Adesso, se ne andranno. Gli alibi per il tira e molla sono finiti, l’illusione che i ‘remain‘ usciti sconfitti 40 mesi or sono fossero diventati maggioranza nel Paese reale è svanita: il voto britannico è stato l’equivalente di un secondo referendum e i ‘leave’ l’hanno vinto in modo travolgente, non di misura; Boris Johnson l’ha vinto in modo travolgente. “Pare una grande vittoria”, twitta con insolita cautela Donald Trump, che tifava per “l’amico Boris” (e che tifa Brexit, perché la disunione dei partner fa l’America più grande).
In realtà, è davvero una grande vittoria. In attesa dei risultati definitivi, si profila per i conservatori il miglior risultato dal 1986, quando la premier era Margaret Thatcher; e per i laburisti il peggiore dei tempi moderni, addirittura dal 1935. Johnson il rozzo porta a Westminster decine di deputati più di David Cameron l’aristocratico, che ne ebbe 331; e fa molto meglio di Theresa May la piangina, che non ebbe la maggioranza assoluta (326 seggi su 650).
Adesso, la Brexit sarà cosa fatta entro il 31 gennaio, come da promesse di Johnson: c’è chi pensa che i Comuni possano già votarla prima di Natale, i Lord tra Natale e Capodanno. I leader dei 27, riuniti a Bruxelles, possono solo prendere atto e prepararsi al contraccolpo, che sarà comunque meno forte per noi che per i britannici.
Anche l’idea d’una City spaventata dalla Brexit viene smontata dalla reazione dei mercati ai risultati: la sterlina va su, evidentemente la stabilità è un valore più apprezzato che lo stare nell’Ue o l’andarsene. A chi fa affari importa sapere che cosa succede per potersi regolare di conseguenza.
In un’Europa, in un mondo dove le elezioni non danno risultati chiari e vengono ripetute a raffica – vedasi la Spagna e Israele -, i risultati britannici sono netti e taglienti: Johnson avvicina i 370; Jeremy Corbyn, leader laburista ormai con i giorni contati, s’aggira sui 190 (ne perde una settantina); fanno bene gli indipendentisti scozzesi, che raccolgono 55 seggi sui 59 loro disponibili; fanno male – una dozzina di seggi – i lib-dem europeisti, la cui leader Jo Swinson non viene rieletta; fanno zero (seggi) i ‘brexiteers’ di Nigel Farage, che, però, si sacrificano per i conservatori (e il loro leader canta lo stesso vittoria, “siamo stati determinanti” votando conservatore dove serviva per vincere).
Johnson tesse l’elogio “della più grande democrazia al mondo”. I conservatori vincono in aree tradizionalmente laburiste, anche fra gli operai dell’Inghilterra del Nord, esattamente come Trump vinse nel 2016 nel Michigan e negli altri Stati manifatturieri.

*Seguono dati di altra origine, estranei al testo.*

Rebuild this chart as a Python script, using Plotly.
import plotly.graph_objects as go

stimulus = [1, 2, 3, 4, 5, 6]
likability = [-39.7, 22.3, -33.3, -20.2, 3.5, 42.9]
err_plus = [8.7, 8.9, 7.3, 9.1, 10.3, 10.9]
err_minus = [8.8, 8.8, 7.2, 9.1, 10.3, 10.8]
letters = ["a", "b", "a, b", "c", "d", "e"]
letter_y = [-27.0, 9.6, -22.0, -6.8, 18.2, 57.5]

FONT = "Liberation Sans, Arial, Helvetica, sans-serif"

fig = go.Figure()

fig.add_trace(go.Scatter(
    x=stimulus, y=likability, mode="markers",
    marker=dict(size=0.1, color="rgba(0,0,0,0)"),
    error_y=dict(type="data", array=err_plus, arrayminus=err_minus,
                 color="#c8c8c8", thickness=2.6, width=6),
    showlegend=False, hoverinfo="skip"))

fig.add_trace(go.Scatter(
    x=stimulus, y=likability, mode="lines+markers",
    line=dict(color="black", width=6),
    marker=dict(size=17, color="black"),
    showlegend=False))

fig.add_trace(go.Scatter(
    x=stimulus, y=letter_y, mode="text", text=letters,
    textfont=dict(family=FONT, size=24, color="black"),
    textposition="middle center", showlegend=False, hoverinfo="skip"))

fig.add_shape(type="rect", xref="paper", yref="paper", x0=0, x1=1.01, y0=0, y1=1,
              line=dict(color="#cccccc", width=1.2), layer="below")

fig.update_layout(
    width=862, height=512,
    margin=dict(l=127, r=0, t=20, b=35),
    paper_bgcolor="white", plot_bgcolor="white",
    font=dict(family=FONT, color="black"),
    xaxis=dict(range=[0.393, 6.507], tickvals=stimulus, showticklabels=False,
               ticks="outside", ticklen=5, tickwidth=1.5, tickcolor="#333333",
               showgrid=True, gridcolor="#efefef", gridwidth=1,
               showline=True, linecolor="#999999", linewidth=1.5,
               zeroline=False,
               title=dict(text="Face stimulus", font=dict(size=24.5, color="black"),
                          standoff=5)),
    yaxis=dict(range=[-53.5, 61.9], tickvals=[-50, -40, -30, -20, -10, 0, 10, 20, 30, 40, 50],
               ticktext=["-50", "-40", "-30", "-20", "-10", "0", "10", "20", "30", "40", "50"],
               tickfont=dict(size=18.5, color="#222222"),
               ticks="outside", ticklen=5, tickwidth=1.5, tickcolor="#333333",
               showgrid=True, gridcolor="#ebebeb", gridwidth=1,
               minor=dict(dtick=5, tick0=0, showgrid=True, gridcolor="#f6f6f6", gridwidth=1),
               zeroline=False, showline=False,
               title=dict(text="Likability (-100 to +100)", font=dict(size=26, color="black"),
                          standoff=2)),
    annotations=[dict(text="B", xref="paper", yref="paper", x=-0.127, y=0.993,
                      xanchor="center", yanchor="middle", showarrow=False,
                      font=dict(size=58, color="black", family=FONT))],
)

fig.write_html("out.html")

Johnson si conferma nel suo seggio, che pareva in bilico; Corbyn fatica nel suo, che pareva sicuro: “Alle prossime elezioni, non guiderò io il partito”, annuncia. Una parte consistente di britannici si riconosce in Johnson, come una parte – meno consistente – di americani si riconosce in Trump, che però aveva perduto il voto popolare.

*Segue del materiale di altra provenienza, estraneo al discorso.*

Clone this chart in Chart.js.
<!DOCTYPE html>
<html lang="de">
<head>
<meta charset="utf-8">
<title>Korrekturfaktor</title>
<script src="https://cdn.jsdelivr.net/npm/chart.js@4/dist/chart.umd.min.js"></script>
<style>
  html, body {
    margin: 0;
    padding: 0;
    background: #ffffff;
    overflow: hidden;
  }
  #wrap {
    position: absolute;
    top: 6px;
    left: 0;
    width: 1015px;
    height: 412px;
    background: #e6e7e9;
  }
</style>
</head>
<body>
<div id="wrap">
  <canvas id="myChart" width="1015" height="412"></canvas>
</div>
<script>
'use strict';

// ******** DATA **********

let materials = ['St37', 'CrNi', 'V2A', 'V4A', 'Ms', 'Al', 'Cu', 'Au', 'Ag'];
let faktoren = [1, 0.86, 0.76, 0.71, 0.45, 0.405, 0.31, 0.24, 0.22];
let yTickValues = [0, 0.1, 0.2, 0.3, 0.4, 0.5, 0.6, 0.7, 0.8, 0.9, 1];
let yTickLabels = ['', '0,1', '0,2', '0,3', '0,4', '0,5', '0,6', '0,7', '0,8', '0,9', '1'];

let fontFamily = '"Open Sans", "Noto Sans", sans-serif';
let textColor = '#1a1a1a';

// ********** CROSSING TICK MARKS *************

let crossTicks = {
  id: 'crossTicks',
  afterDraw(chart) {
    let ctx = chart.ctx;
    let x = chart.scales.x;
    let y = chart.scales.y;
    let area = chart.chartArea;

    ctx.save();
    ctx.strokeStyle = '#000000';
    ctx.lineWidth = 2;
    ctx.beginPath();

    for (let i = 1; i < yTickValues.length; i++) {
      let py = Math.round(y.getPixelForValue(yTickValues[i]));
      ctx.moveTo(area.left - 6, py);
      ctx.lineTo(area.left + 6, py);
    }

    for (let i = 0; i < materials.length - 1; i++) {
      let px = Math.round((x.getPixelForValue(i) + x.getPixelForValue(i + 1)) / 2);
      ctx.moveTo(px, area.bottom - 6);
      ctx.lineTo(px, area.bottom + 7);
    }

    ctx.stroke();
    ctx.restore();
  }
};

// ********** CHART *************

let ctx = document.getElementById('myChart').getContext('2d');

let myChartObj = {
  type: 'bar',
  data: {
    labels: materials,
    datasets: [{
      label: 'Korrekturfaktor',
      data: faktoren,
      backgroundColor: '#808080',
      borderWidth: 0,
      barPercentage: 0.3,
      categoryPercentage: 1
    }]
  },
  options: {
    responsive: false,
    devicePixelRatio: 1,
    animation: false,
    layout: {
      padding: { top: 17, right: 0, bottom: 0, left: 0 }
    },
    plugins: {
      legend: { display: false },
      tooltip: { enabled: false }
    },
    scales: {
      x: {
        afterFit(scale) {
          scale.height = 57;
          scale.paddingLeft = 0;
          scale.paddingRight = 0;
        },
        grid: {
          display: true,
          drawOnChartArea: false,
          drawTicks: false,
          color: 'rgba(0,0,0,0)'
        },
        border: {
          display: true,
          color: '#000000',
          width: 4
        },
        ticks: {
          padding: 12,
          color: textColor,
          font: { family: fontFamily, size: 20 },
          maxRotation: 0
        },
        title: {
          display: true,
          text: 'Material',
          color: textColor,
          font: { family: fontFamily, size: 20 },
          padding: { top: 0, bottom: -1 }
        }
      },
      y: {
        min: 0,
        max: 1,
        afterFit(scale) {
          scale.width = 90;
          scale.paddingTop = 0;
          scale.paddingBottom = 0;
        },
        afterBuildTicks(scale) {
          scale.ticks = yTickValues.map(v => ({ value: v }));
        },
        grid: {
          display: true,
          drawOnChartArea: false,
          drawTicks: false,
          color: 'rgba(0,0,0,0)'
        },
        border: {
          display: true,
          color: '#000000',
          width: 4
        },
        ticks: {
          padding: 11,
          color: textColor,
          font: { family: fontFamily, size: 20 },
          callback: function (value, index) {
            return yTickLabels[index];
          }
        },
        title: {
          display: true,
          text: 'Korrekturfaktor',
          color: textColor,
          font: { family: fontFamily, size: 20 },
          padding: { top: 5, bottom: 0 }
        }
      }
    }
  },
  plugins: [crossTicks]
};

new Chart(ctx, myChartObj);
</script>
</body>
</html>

Da oggi riprende il cammino della Brexit, rimasto in stallo durante la campagna elettorale, dove non s’è parlato d’altro, ma non si faceva nulla per avanzare (o per arretrare, a seconda delle prospettive). Gli effetti, e i costi, dell’uscita della Gran Bretagna dall’Unione europea non saranno però misurabili in modo compiuto prima della fine del periodo di transizione, certo non prima della fine del 2020, sempre che si trovi una soluzione definitiva alla questione irlandese.
Nessuno vuole reintrodurre una barriera fisica tra l’Eire e l’Ulster, ora che da vent’anni quel confine è pacificato – ma avvisaglie di un ritorno al clima sanguinoso dell’ultimo quarto del XX Secolo ci sono già state -, ma se la Gran Bretagna non vuole più fare parte del mercato interno unico europeo da qualche parte una frontiera andrà collocata.
Per le persone, invece, qualche scomodità è ipotizzabile in tempi relativamente brevi, soprattutto se Johnson vorrà dare la percezione che qualcosa è cambiato: comincerà, forse, con il rendere meno fluidi gli ingressi, più che con il rendere la vita difficile a chi è già residente.
In ogni caso, gli interlocutori britannici avranno a che fare coi volti nuovi della legislatura europea, il presidente del Consiglio Charles Michel e la presidente della Commssione Ursula von der Leyen, ma anche con l’inamovibile capo negoziatore europeo Michel Barnier, elemento di continuità e garanzia di competenza, l’uomo che è riuscito a non scalfire mai durante la trattativa l’unità dei 27.